● **What is needed**
Pictures appear in the records below; write out everything else exactly.

[Code that draws figures]

## Begin

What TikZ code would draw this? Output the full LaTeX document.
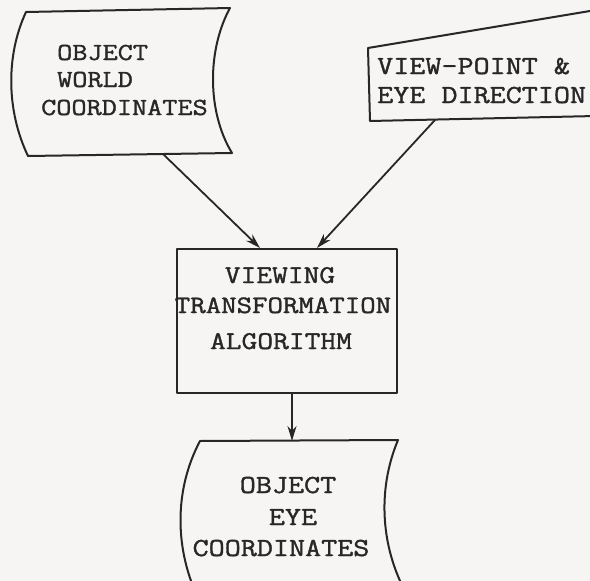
\documentclass[tikz,border=0pt]{standalone}
\usepackage{fontspec}
\setmonofont{Latin Modern Mono}[FakeStretch=1.2, FakeBold=1.4]
\usetikzlibrary{arrows.meta,calc}

\definecolor{paper}{RGB}{247,244,244}
\definecolor{ink}{RGB}{40,38,38}

\tikzset{
  outline/.style={draw=ink, line width=2pt, line join=round},
  label/.style={inner sep=0pt, text=ink, font=\ttfamily\fontsize{#1}{#1}\selectfont},
  flow/.style={draw=ink, line width=1.8pt, -{Stealth[length=15pt,width=9pt]}},
}

\begin{document}
\begin{tikzpicture}[x=1pt,y=-1pt]
  % paper and page frame
  \fill[paper] (0,0) rectangle (590,581);
  \useasboundingbox (0,0) rectangle (590,581);
  \clip (0,0) rectangle (590,581);

  % stored-data shape: object world coordinates
  \draw[outline] (26,12) -- (230,8)
    .. controls (207,50) and (207,112) .. (232,153)
    -- (28,156)
    .. controls (6,110) and (6,55) .. cycle;
  \node[label=24.5, anchor=base west] (ow1) at (57,60) {OBJECT};
  \node[label=24.5, anchor=base west] (ow2) at (57,87) {WORLD};
  \node[label=24.5, anchor=base west] (ow3) at (41,115) {COORDINATES};
  \coordinate (owout) at (163,154);

  % manual-input shape: view-point and eye direction
  \draw[outline] (368,48) -- (596,10) -- (596,116) -- (370,121) -- cycle;
  \node[label=26, anchor=base west] (vp1) at (377,74) {VIEW-POINT \&};
  \node[label=26, anchor=base west] (vp2) at (377,103) {EYE DIRECTION};
  \coordinate (vpout) at (435,120);

  % process box: viewing transformation algorithm
  \node[outline, rectangle, minimum width=220pt, minimum height=144pt, inner sep=0pt] (vt) at (287,321) {};
  \node[label=25.5, anchor=base] (vt1) at (280,283) {VIEWING};
  \node[label=25, anchor=base] (vt2) at (283,313) {TRANSFORMATION};
  \node[label=25.5, anchor=base] (vt3) at (281,349) {ALGORITHM};

  % stored-data shape: object eye coordinates
  \draw[outline] (200,441) -- (398,440)
    .. controls (377,490) and (380,550) .. (410,600)
    -- (200,602)
    .. controls (174,550) and (174,490) .. cycle;
  \node[label=26, anchor=base] (oe1) at (288,493) {OBJECT};
  \node[label=26, anchor=base] (oe2) at (293,525) {EYE};
  \node[label=26, anchor=base] (oe3) at (281,556) {COORDINATES};
  \coordinate (oein) at (292,441);

  % data flow
  \draw[flow] (owout) -- ($(vt.north)+(-27,0)$);
  \draw[flow] (vpout) -- ($(vt.north)+(30,0)$);
  \draw[flow] (vt.south -| oein) -- (oein);
\end{tikzpicture}
\end{document}
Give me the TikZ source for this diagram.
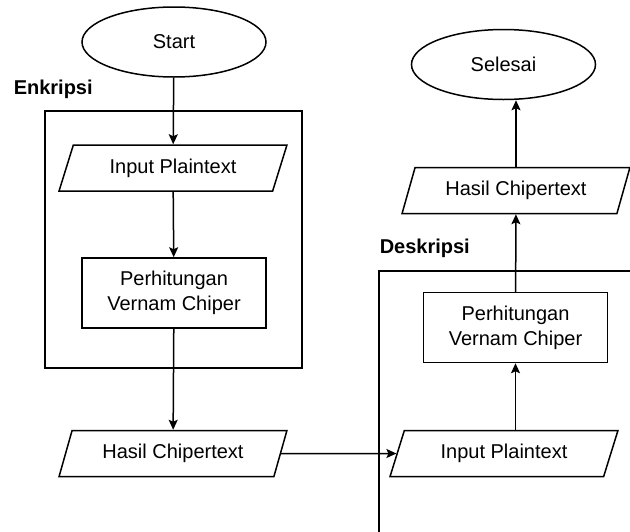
\documentclass[tikz,border=0pt]{standalone}
\usepackage{fontspec}
\setmainfont{Liberation Sans}
\usetikzlibrary{arrows.meta,shapes.geometric}

\begin{document}
\begin{tikzpicture}[x=1pt,y=-1pt,line width=1.5pt,
	font=\fontsize{20}{25}\selectfont,
	terminal/.style={draw,ellipse,minimum width=184pt,minimum height=70pt,inner sep=0pt},
	io/.style={draw,trapezium,trapezium left angle=64,trapezium right angle=116,
		trapezium stretches=true,minimum width=228pt,minimum height=46pt,inner sep=0pt},
	proses/.style={draw,rectangle,minimum width=184pt,minimum height=70pt,align=center,inner sep=0pt},
	panah/.style={-{Stealth[length=10pt,width=9pt,inset=2pt]}},
	judul/.style={font=\fontsize{20}{25}\selectfont\bfseries,anchor=west,inner sep=0pt}]
	\clip (0,0) rectangle (630,531);
	% enkripsi
	\draw (45,111) rectangle (302,368);
	\node[judul] (enk) at (13,89) {Enkripsi};
	\node[terminal] (start) at (174,42) {Start};
	\node[io] (inputA) at (173,168) {Input Plaintext};
	\node[proses] (hitungA) at (174,293) {Perhitungan\\Vernam Chiper};
	\node[io] (hasilA) at (173,453.5) {Hasil Chipertext};
	% deskripsi
	\draw (379,560) -- (379,271) -- (660,271);
	\node[judul] (des) at (379,248) {Deskripsi};
	\node[io] (inputB) at (504,453.5) {Input Plaintext};
	\node[proses] (hitungB) at (515.5,327.5) {Perhitungan\\Vernam Chiper};
	\node[io] (hasilB) at (516,190.5) {Hasil Chipertext};
	\node[terminal] (selesai) at (503.5,64.5) {Selesai};
	% panah
	\draw[panah] (start) -- (inputA);
	\draw[panah] (inputA) -- (hitungA);
	\draw[panah] (hitungA) -- (hasilA);
	\draw[panah] (hasilA.east) -- (inputB.west);
	\draw[panah] (inputB.north -| hitungB.south) -- (hitungB.south);
	\draw[panah] (hitungB) -- (hasilB);
	\draw[panah] (hasilB.north) -- (selesai.south -| hasilB.north);
\end{tikzpicture}
\end{document}
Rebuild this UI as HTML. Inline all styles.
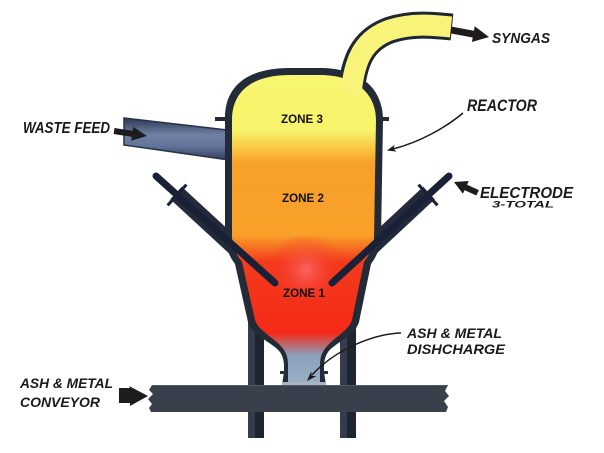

## End

● **Result of the task**
What TikZ code would draw this? Output the full LaTeX document.
\documentclass[tikz,border=0pt]{standalone}
\usepackage{fontspec}
\setmonofont{Latin Modern Mono}[FakeStretch=1.2, FakeBold=1.4]
\usetikzlibrary{arrows.meta,calc}

\definecolor{paper}{RGB}{247,244,244}
\definecolor{ink}{RGB}{40,38,38}

\tikzset{
  outline/.style={draw=ink, line width=2pt, line join=round},
  label/.style={inner sep=0pt, text=ink, font=\ttfamily\fontsize{#1}{#1}\selectfont},
  flow/.style={draw=ink, line width=1.8pt, -{Stealth[length=15pt,width=9pt]}},
}

\begin{document}
\begin{tikzpicture}[x=1pt,y=-1pt]
  % paper and page frame
  \fill[paper] (0,0) rectangle (590,581);
  \useasboundingbox (0,0) rectangle (590,581);
  \clip (0,0) rectangle (590,581);

  % stored-data shape: object world coordinates
  \draw[outline] (26,12) -- (230,8)
    .. controls (207,50) and (207,112) .. (232,153)
    -- (28,156)
    .. controls (6,110) and (6,55) .. cycle;
  \node[label=24.5, anchor=base west] (ow1) at (57,60) {OBJECT};
  \node[label=24.5, anchor=base west] (ow2) at (57,87) {WORLD};
  \node[label=24.5, anchor=base west] (ow3) at (41,115) {COORDINATES};
  \coordinate (owout) at (163,154);

  % manual-input shape: view-point and eye direction
  \draw[outline] (368,48) -- (596,10) -- (596,116) -- (370,121) -- cycle;
  \node[label=26, anchor=base west] (vp1) at (377,74) {VIEW-POINT \&};
  \node[label=26, anchor=base west] (vp2) at (377,103) {EYE DIRECTION};
  \coordinate (vpout) at (435,120);

  % process box: viewing transformation algorithm
  \node[outline, rectangle, minimum width=220pt, minimum height=144pt, inner sep=0pt] (vt) at (287,321) {};
  \node[label=25.5, anchor=base] (vt1) at (280,283) {VIEWING};
  \node[label=25, anchor=base] (vt2) at (283,313) {TRANSFORMATION};
  \node[label=25.5, anchor=base] (vt3) at (281,349) {ALGORITHM};

  % stored-data shape: object eye coordinates
  \draw[outline] (200,441) -- (398,440)
    .. controls (377,490) and (380,550) .. (410,600)
    -- (200,602)
    .. controls (174,550) and (174,490) .. cycle;
  \node[label=26, anchor=base] (oe1) at (288,493) {OBJECT};
  \node[label=26, anchor=base] (oe2) at (293,525) {EYE};
  \node[label=26, anchor=base] (oe3) at (281,556) {COORDINATES};
  \coordinate (oein) at (292,441);

  % data flow
  \draw[flow] (owout) -- ($(vt.north)+(-27,0)$);
  \draw[flow] (vpout) -- ($(vt.north)+(30,0)$);
  \draw[flow] (vt.south -| oein) -- (oein);
\end{tikzpicture}
\end{document}
Give me the TikZ source for this diagram.
\documentclass[tikz,border=0pt]{standalone}
\usepackage{fontspec}
\setmainfont{Liberation Sans}
\usetikzlibrary{arrows.meta,shapes.geometric}

\begin{document}
\begin{tikzpicture}[x=1pt,y=-1pt,line width=1.5pt,
	font=\fontsize{20}{25}\selectfont,
	terminal/.style={draw,ellipse,minimum width=184pt,minimum height=70pt,inner sep=0pt},
	io/.style={draw,trapezium,trapezium left angle=64,trapezium right angle=116,
		trapezium stretches=true,minimum width=228pt,minimum height=46pt,inner sep=0pt},
	proses/.style={draw,rectangle,minimum width=184pt,minimum height=70pt,align=center,inner sep=0pt},
	panah/.style={-{Stealth[length=10pt,width=9pt,inset=2pt]}},
	judul/.style={font=\fontsize{20}{25}\selectfont\bfseries,anchor=west,inner sep=0pt}]
	\clip (0,0) rectangle (630,531);
	% enkripsi
	\draw (45,111) rectangle (302,368);
	\node[judul] (enk) at (13,89) {Enkripsi};
	\node[terminal] (start) at (174,42) {Start};
	\node[io] (inputA) at (173,168) {Input Plaintext};
	\node[proses] (hitungA) at (174,293) {Perhitungan\\Vernam Chiper};
	\node[io] (hasilA) at (173,453.5) {Hasil Chipertext};
	% deskripsi
	\draw (379,560) -- (379,271) -- (660,271);
	\node[judul] (des) at (379,248) {Deskripsi};
	\node[io] (inputB) at (504,453.5) {Input Plaintext};
	\node[proses] (hitungB) at (515.5,327.5) {Perhitungan\\Vernam Chiper};
	\node[io] (hasilB) at (516,190.5) {Hasil Chipertext};
	\node[terminal] (selesai) at (503.5,64.5) {Selesai};
	% panah
	\draw[panah] (start) -- (inputA);
	\draw[panah] (inputA) -- (hitungA);
	\draw[panah] (hitungA) -- (hasilA);
	\draw[panah] (hasilA.east) -- (inputB.west);
	\draw[panah] (inputB.north -| hitungB.south) -- (hitungB.south);
	\draw[panah] (hitungB) -- (hasilB);
	\draw[panah] (hasilB.north) -- (selesai.south -| hasilB.north);
\end{tikzpicture}
\end{document}
Rebuild this UI as HTML. Inline all styles.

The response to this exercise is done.